Wed Jun 28 10:50:44 PDT 2017

cwabbott added a comment.

In https://reviews.llvm.org/D34716#793614, @tpr wrote:

> Hi Connor. We have also been thinking about issues around dpp, wqm and wwm inside AMD. Something we may want to see is a way in machine instructions to express that a dpp operand can be combined into an alu op, and then the write gating (bound_ctrl=1, row and bank masks) affects the result of the alu op, not the result of the dpp move. However I guess that is a more extensive change to the definition of a whole class of instructions. I'd be interested to hear your thoughts.
>
> Being able to combine dpp move, alu op and write gating also affects how to express it at the IR intrinsic level. It seems to me that the write gating needs to be a separate intrinsic, with instruction selection spotting that it can all be combined into a single instruction.

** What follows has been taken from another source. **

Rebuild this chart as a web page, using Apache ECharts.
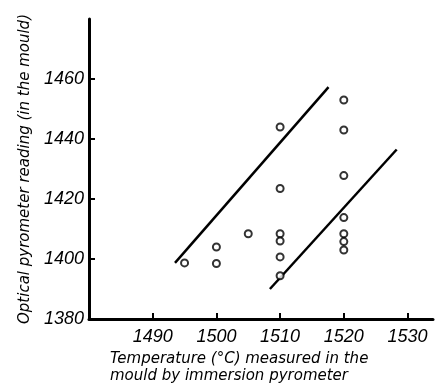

Yeah, I've already added such an intrinsic in https://reviews.llvm.org/D34718. You can also see my implementation of the inclusive scan kernel in Mesa here <https://cgit.freedesktop.org/~cwabbott0/mesa/tree/src/amd/common/ac_llvm_build.c?h=radv-amd-shader-ballot#n437>. Each round generates IR like:

  %1 = call i32 @llvm.amdgcn.update.dpp(i32 0, i32 %0, <dpp_ctrl, etc.>)
  %3 = i32 iadd %1, %2

The key part here is putting the identity of the operation as the "old" source, which works regardless of operation --  this lets it be folded to something like:

  V_IADD_B32_dpp  %3, old:%1, src0:%0, src1:%2 <dpp_ctrl, etc.>

Which becomes a single instruction with %0 and %1 tied to the same register. This should just be a matter of writing a few ISel patterns, although I haven't done that yet, since I've been concentrating on getting it working first.

https://reviews.llvm.org/D34716